R1 compressor ice damage.
A Canadian user reported on a compressor ice damage investigation that was of interest to virtually all attendees (photo). Keep in mind, ice can form in a gas turbine compressor at an ambient temperature above freezing. The speaker explained this with several slides on the physics of ice formation at the beginning of his presentation. He also discussed the various types of ice and how they differ. Specifically, precipitate icing— such as hail, ice crystals, snow, freezing rain—and condensate icing—such as rime, glaze (clear), and frost/hoarfrost.
If you’re shaky on ice science, be sure to access this presentation on the 7EA Users Group website. It’s easy to understand and you can become an “expert” of sorts in short order.
The user’s root cause analysis focused on the following potential causes of ice damage:
- Plant staff did not verify the wash water system was positively isolated and drained after each compressor cleaning. The water wash procedure was updated to ensure positive drainage of the wash-water manifold.
- Inspections for leaks in the inlet ductwork and filter house were conducted, but no signs of water ingress were found.
- The anti-icing (AI) system did not prevent ice from depositing and growing on air-intake surfaces. The details in the slides specific to the GE system are recommended viewing for anyone with a similar system and issues, and anyone planning on protecting his or her plant’s gas turbines in this manner.
The AI portion of the presentation began with a description of the inputs to the control system (inlet temperature and humidity) used by GE de-icing logic to control the inlet bleed heat (IBH) charged with preventing ice formation. Problems identified included the following:
- Thermocouple noise, which was an easy fix by enabling a low-pass filter in the software (this is defaulted in normal control when the system is set up).

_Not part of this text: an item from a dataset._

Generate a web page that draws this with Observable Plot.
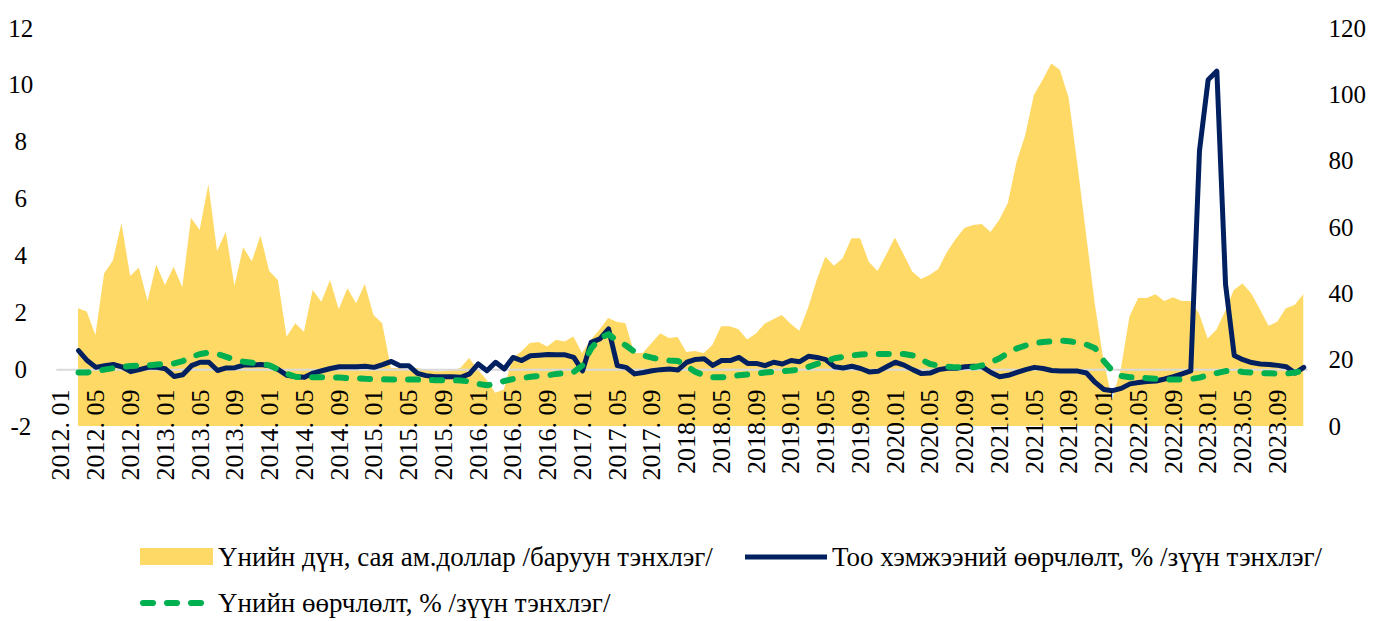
<!DOCTYPE html>
<html><head><meta charset="utf-8">
<script src="https://cdn.jsdelivr.net/npm/d3@7"></script>
<script src="https://cdn.jsdelivr.net/npm/@observablehq/plot@0.6"></script>
<style>
body{margin:0;background:#fff;font-family:'Liberation Serif','Tinos','Times New Roman','Times','Noto Serif','DejaVu Serif',serif;}
#chart{position:relative;width:1373px;height:621px;overflow:hidden;}
#plot{position:absolute;left:0;top:0;}
.lg{position:absolute;font-size:27px;line-height:30px;color:#000;white-space:nowrap;}
.sw{position:absolute;}
</style></head><body>
<div id="chart"><div id="plot"></div></div>
<script>
// Tick labels (every 4th month from 2012.01)
const tickLabels = [
 "2012. 01","2012. 05","2012. 09","2013. 01","2013. 05","2013. 09",
 "2014. 01","2014. 05","2014. 09","2015. 01","2015. 05","2015. 09",
 "2016. 01","2016. 05","2016. 09","2017. 01","2017. 05","2017. 09",
 "2018.01","2018.05","2018.09","2019.01","2019.05","2019.09",
 "2020.01","2020.05","2020.09","2021.01","2021.05","2021.09",
 "2022.01","2022.05","2022.09","2023.01","2023.05","2023.09"
];
// Data begins at month index 2 (2012.03) and ends at 143 (2023.12)
const firstMonthIndex = 2;
// Үнийн дүн, сая ам.доллар (right axis)
const valueUSD = [
 35.5,34.5,27.4,46,49.8,61.1,45.2,47.8,37.7,48.7,
 42.5,48,41.8,62.8,59.1,72.9,52.8,58.6,42.3,53.9,
 49.7,57.4,46.7,44,26.9,31,28.4,41,37.5,44,
 35.2,41.5,37,42.8,33.5,31,17.5,17.5,17,17.5,
 17,16.5,16.5,16.8,17.5,20.5,17,14,10,11,
 20.5,22.5,25,25.3,24,26,25.5,27,22,26,
 29,32.6,31.4,31,22,22,25,28,26.5,26.8,
 22.3,22.6,22,24.4,30.1,30.1,29.2,26.1,27.9,30.8,
 32.2,33.5,30.8,28.7,35.5,44,51,48.3,50.6,56.6,
 56.6,49.5,46.7,51.6,56.8,51.8,46.6,44.3,45.5,47.3,
 52.5,56.4,59.7,60.6,60.9,58.5,62.1,67.2,79.6,87.7,
 99.8,104.3,109.3,107.3,99,79,58,37,20,8,
 17,33,38.6,38.6,39.7,37.7,38.8,37.7,37.7,34,
 26.4,29,34.5,41,43,40,35.3,30.2,31.4,35.5,
 36.5,39.7
];
// Тоо хэмжээний өөрчлөлт, % (left axis)
const volumeChange = [
 0.67,0.32,0.08,0.14,0.18,0.1,-0.07,0.0,0.08,0.08,
 0.03,-0.24,-0.18,0.14,0.26,0.26,-0.03,0.06,0.07,0.16,
 0.16,0.18,0.14,0.0,-0.2,-0.25,-0.27,-0.12,-0.04,0.04,
 0.1,0.1,0.1,0.12,0.08,0.18,0.29,0.14,0.14,-0.13,
 -0.21,-0.25,-0.25,-0.25,-0.27,-0.15,0.2,-0.04,0.26,0.02,
 0.43,0.32,0.49,0.51,0.53,0.52,0.52,0.43,-0.04,0.96,
 1.08,1.43,0.14,0.08,-0.15,-0.1,-0.04,0.0,0.02,-0.01,
 0.26,0.36,0.38,0.15,0.32,0.32,0.43,0.22,0.22,0.14,
 0.26,0.2,0.32,0.28,0.47,0.43,0.35,0.1,0.06,0.12,
 0.04,-0.08,-0.06,0.1,0.26,0.16,0.0,-0.14,-0.12,0.0,
 0.05,0.05,0.1,0.12,0.1,-0.1,-0.25,-0.2,-0.1,0.0,
 0.08,0.04,-0.03,-0.05,-0.05,-0.05,-0.12,-0.45,-0.7,-0.74,
 -0.66,-0.5,-0.45,-0.42,-0.4,-0.33,-0.25,-0.15,-0.04,7.7,
 10.2,10.5,3.0,0.5,0.35,0.25,0.2,0.18,0.15,0.1,
 -0.12,0.08
];
// Үнийн өөрчлөлт, % (left axis)
const priceChange = [
 -0.1,-0.1,-0.05,0.0,0.05,0.1,0.13,0.14,0.15,0.18,
 0.2,0.22,0.3,0.45,0.55,0.6,0.55,0.45,0.35,0.28,
 0.24,0.2,0.15,0.0,-0.15,-0.25,-0.27,-0.27,-0.27,-0.27,
 -0.28,-0.3,-0.3,-0.32,-0.33,-0.34,-0.35,-0.35,-0.35,-0.35,
 -0.36,-0.37,-0.37,-0.37,-0.38,-0.42,-0.5,-0.55,-0.5,-0.4,
 -0.33,-0.3,-0.25,-0.22,-0.2,-0.15,-0.12,-0.08,0.15,0.75,
 1.1,1.25,1.0,0.85,0.62,0.5,0.42,0.36,0.32,0.3,
 0.12,-0.08,-0.2,-0.27,-0.27,-0.24,-0.2,-0.17,-0.14,-0.1,
 -0.08,-0.05,-0.03,0.0,0.1,0.2,0.3,0.4,0.45,0.5,
 0.53,0.55,0.55,0.55,0.55,0.55,0.5,0.35,0.2,0.14,
 0.1,0.08,0.08,0.08,0.15,0.26,0.4,0.6,0.75,0.85,
 0.93,0.97,1.0,1.02,1.0,0.95,0.88,0.75,0.3,-0.05,
 -0.22,-0.27,-0.28,-0.3,-0.32,-0.34,-0.35,-0.35,-0.33,-0.28,
 -0.2,-0.12,-0.05,-0.04,-0.08,-0.1,-0.12,-0.13,-0.14,-0.14,
 -0.1,-0.04
];
const leftTicks = [-2,0,2,4,6,8,10,12];
const rightTicks = [0,20,40,60,80,100,120];
const legendLabels = ["Үнийн дүн, сая ам.доллар /баруун тэнхлэг/","Тоо хэмжээний өөрчлөлт, % /зүүн тэнхлэг/","Үнийн өөрчлөлт, % /зүүн тэнхлэг/"];
const colors = {area:"#FFD966", volume:"#002060", price:"#00B050", zero:"#D9D9D9"};

const data = valueUSD.map((v,k)=>({i:k+firstMonthIndex, usd:v, vol:volumeChange[k], price:priceChange[k]}));
// right axis (0..120) mapped onto left axis (-2..12)
const toLeft = r => -2 + r*14/120;
const fromLeft = l => Math.round((l+2)*120/14);
const tickPos = tickLabels.map((_,j)=>4*j);
const tickMap = new Map(tickPos.map((p,j)=>[p,tickLabels[j]]));

const W=1373, H=530;
const font = "'Liberation Serif','Tinos','Times New Roman','Times','Noto Serif','DejaVu Serif',serif";
const plot = Plot.plot({
  width:W, height:H,
  marginTop:28, marginBottom:H-426, marginLeft:56.3, marginRight:W-1307.6,
  x:{type:"linear", domain:[-0.5,143.5]},
  y:{domain:[-2,12]},
  style:{fontFamily:font, fontSize:"25px", color:"#000", background:"#fff", overflow:"visible"},
  marks:[
    Plot.areaY(data,{x:"i", y1:-2, y2:d=>toLeft(d.usd), fill:colors.area}),
    Plot.ruleY([0],{stroke:colors.zero, strokeWidth:2}),
    Plot.lineY(data,{x:"i", y:"vol", stroke:colors.volume, strokeWidth:5, strokeLinejoin:"round"}),
    Plot.lineY(data,{x:"i", y:"price", stroke:colors.price, strokeWidth:6, strokeDasharray:"10,14", strokeLinecap:"round"}),
    Plot.axisY({anchor:"left", ticks:leftTicks, tickSize:0, tickPadding:36, textAnchor:"middle", tickFormat:d=>String(d), label:null}),
    Plot.axisY({anchor:"right", ticks:rightTicks.map(toLeft), tickSize:0, tickPadding:20.5, textAnchor:"start", tickFormat:d=>String(fromLeft(d)), label:null}),
    Plot.axisX({ticks:tickPos, tickFormat:d=>tickMap.get(d), tickRotate:-90, tickSize:0, tickPadding:-37, textAnchor:"end", lineAnchor:"middle", fontSize:26, label:null})
  ]
});
plot.style.fontFamily = font;
document.getElementById("plot").appendChild(plot);

// Legend (HTML, below the SVG)
const chart = document.getElementById("chart");
function add(html){ const d=document.createElement("div"); d.innerHTML=html; chart.appendChild(d.firstElementChild); }
add(`<div class="sw" style="left:140px;top:548px;width:73px;height:17px;background:${colors.area}"></div>`);
add(`<div class="lg" style="left:218px;top:542px">${legendLabels[0]}</div>`);
add(`<svg class="sw" style="left:745px;top:552px" width="82" height="10"><line x1="0" y1="5" x2="82" y2="5" stroke="${colors.volume}" stroke-width="5"/></svg>`);
add(`<div class="lg" style="left:832px;top:542px">${legendLabels[1]}</div>`);
add(`<svg class="sw" style="left:138px;top:598px" width="76" height="10"><line x1="5" y1="5" x2="71" y2="5" stroke="${colors.price}" stroke-width="6" stroke-dasharray="10,14" stroke-linecap="round"/></svg>`);
add(`<div class="lg" style="left:218px;top:588px">${legendLabels[2]}</div>`);
</script>
</body></html>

- Poor IBH valve control because of the installed position feedback on the positioner. An upgraded valve positioner solved this problem.
- Dew-point sensors were supplied by the OEM with the wrong range software. The instrument manufacturer corrected this by increasing the dwell time through the auto-purge sequence of the humidity sensor.
During the ensuing discussion it became apparent that the de-icing control provided by GE did not shut off until the ambient temperature rose above the set point—about 40F. The ambient temperature falling below the ice-formation temperature (too cold to carry moisture that would form ice) did not shut off the IBH (running at about 10%), regardless of how much colder it got. This results in a significant reduction in efficiency and output when operating at cold temperatures outside of the ice-formation physics.
Best practice: A user commented during the discussion that he and his colleagues had found a significant water entry point in the inlet ductwork. The bolting supplied during unit installation for clamping flange gaskets on the inlet “key” slot was bottoming out and not properly sealing the joint when the flange bolts were torqued. This permitted water entry into the inlet duct which could cause icing at low ambient temperatures.
Clashing update, rotor cracking.
A user with perhaps more experience on clashing in 7EA compressors than anyone else in attendance reported that one of his affected units was retrofitted with GE’s new-design S1 and S2 blades and showed no evidence of clashing after 42 fired starts in the last year. Photos revealed pristine airfoils
He also reported R17 flat-bottom slot cracks on two 2001-vintage units. One had 2877 fired hours, 675 starts, and 24 trips, the other 2490 fired hours and 557 starts. The latter had indications of similar length in 51 of the 56 slots. Very little blending was needed to remove them.